> TASK PROMPT:
Return precisely the span of lines from the top of the material below to the line containing "import plotly.graph_objects as go", both included. Pictures are excluded.

***** DATASET CONTENT

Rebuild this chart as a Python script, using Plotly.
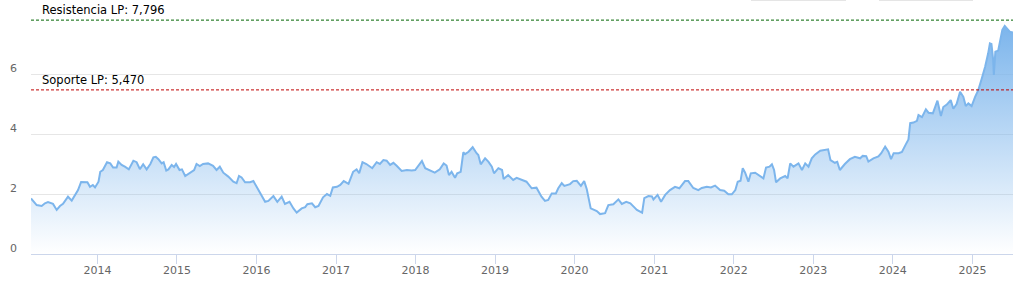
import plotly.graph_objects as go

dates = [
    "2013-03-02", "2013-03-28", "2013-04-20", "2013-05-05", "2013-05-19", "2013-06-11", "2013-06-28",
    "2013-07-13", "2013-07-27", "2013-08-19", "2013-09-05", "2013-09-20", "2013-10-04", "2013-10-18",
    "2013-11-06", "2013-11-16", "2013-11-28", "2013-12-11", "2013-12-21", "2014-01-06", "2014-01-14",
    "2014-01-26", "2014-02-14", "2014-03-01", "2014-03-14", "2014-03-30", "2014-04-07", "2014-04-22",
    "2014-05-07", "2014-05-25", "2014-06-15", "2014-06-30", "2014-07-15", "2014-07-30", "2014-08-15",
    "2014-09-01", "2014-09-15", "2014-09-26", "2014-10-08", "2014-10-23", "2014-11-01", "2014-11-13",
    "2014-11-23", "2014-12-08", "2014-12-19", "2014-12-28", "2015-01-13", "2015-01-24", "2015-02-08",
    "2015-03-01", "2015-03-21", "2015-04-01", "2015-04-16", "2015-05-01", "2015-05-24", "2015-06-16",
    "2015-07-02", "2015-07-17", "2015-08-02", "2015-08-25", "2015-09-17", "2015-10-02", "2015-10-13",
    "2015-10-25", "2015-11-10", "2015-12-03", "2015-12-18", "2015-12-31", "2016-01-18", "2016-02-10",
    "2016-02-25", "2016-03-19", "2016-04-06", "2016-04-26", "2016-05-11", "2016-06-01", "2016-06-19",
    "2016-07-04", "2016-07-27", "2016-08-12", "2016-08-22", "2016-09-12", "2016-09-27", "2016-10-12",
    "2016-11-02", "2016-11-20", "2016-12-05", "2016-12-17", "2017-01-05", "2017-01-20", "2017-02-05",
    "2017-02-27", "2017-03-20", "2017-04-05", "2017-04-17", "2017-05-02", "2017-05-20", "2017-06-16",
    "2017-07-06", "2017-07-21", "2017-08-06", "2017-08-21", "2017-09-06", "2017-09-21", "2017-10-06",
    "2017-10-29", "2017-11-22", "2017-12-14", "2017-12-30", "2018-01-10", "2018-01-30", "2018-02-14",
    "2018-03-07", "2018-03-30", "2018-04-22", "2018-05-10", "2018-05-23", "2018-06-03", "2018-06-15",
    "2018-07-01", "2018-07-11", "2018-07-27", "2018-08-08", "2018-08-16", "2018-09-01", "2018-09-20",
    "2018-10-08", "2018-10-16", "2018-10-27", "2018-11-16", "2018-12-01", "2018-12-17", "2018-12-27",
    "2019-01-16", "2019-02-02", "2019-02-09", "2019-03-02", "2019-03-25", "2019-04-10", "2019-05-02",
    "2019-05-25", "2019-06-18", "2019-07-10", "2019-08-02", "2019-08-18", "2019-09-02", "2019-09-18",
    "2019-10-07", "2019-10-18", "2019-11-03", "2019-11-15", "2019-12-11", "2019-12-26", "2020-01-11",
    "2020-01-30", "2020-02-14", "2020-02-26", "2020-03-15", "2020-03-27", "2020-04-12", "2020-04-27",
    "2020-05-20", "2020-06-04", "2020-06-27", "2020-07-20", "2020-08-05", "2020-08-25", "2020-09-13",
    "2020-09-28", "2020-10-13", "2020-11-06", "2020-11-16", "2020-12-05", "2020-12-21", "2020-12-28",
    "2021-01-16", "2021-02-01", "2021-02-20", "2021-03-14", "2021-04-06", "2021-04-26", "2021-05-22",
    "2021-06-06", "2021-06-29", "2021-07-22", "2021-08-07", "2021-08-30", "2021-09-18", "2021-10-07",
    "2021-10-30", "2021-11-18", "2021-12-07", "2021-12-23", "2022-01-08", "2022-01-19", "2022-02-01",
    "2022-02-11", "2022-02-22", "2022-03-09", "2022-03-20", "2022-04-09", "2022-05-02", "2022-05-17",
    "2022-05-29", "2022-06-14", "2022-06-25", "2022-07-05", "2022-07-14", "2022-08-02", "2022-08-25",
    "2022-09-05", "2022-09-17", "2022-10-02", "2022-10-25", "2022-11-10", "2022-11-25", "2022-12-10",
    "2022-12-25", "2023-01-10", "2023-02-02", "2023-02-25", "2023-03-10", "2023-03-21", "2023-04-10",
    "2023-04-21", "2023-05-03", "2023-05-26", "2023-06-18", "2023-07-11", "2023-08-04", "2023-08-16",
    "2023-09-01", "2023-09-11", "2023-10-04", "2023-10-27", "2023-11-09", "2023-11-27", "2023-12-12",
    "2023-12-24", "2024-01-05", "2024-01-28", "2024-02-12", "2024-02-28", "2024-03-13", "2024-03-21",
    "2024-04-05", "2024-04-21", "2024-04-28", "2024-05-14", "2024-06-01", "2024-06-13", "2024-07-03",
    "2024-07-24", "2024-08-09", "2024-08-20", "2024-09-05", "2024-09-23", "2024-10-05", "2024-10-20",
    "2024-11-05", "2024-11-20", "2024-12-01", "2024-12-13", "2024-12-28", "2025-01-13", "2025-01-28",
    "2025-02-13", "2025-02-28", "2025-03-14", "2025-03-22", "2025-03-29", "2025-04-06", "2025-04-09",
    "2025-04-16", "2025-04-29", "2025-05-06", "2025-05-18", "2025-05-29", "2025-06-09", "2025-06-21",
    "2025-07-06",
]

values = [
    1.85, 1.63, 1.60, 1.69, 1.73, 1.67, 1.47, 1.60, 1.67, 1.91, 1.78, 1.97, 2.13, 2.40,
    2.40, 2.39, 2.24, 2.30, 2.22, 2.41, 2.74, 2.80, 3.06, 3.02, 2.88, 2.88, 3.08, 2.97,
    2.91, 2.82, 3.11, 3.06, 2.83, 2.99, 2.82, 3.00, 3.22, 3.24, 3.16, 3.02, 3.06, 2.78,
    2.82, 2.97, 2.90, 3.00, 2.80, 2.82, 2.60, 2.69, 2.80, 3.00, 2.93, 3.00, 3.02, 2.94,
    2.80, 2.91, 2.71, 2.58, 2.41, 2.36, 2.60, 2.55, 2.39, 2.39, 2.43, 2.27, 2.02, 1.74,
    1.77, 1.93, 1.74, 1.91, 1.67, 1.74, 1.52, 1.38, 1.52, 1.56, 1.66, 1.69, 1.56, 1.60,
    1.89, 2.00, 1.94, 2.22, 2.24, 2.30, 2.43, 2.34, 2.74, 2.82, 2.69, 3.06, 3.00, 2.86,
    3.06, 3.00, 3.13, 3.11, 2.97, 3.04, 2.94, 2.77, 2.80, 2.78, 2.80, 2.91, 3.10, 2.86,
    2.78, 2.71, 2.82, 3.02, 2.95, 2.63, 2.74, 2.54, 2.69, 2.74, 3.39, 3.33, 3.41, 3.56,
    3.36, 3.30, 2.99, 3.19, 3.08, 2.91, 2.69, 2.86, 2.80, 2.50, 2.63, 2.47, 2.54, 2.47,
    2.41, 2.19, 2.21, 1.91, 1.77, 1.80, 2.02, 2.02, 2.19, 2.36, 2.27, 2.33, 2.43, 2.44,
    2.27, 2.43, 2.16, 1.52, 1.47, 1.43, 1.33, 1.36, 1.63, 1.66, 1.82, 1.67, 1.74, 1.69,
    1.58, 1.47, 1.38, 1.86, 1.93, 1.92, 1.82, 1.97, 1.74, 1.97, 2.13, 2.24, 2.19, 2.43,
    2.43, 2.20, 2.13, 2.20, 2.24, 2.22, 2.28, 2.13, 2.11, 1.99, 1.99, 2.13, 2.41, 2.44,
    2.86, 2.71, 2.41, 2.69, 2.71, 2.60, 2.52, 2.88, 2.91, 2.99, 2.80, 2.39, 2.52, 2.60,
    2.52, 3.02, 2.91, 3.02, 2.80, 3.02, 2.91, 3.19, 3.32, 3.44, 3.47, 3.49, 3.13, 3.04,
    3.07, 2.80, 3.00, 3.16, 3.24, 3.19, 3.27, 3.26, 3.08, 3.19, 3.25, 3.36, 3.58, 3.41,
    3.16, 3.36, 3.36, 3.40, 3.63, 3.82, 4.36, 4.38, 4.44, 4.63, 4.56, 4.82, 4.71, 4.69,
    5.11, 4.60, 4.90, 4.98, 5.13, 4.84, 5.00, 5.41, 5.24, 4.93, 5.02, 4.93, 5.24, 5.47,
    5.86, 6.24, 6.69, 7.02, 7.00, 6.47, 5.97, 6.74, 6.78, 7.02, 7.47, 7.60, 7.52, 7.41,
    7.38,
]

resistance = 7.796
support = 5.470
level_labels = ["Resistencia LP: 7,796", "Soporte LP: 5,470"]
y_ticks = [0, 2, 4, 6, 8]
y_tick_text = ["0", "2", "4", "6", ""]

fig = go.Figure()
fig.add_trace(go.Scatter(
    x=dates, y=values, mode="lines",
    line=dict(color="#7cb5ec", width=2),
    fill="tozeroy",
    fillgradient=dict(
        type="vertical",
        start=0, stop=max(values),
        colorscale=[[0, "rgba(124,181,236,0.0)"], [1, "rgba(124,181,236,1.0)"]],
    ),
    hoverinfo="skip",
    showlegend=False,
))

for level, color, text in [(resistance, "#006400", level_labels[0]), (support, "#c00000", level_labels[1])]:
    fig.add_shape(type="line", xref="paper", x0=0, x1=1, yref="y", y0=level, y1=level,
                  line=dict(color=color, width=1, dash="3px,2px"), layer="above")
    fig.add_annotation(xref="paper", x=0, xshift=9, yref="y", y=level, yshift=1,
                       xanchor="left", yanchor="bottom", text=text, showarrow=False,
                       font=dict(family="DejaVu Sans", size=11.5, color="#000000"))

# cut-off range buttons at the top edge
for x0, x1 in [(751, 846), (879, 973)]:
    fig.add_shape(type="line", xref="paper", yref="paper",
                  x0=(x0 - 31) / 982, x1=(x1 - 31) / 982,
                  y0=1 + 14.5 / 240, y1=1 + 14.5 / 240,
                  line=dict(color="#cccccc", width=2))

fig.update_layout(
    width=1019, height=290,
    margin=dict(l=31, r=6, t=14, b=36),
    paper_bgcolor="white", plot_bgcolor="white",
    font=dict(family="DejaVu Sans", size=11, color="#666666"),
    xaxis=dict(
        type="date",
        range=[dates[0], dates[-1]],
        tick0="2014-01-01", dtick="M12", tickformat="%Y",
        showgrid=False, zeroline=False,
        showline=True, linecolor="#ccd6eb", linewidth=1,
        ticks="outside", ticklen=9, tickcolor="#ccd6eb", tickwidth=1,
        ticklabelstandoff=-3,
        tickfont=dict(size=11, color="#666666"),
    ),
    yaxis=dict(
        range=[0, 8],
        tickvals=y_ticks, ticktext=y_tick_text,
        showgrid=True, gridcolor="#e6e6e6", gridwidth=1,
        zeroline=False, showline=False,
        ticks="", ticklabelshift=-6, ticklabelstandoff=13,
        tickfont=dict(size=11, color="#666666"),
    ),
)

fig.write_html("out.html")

**********

> RESPONSE TO THIS EXERCISE:
Rebuild this chart as a Python script, using Plotly.
import plotly.graph_objects as go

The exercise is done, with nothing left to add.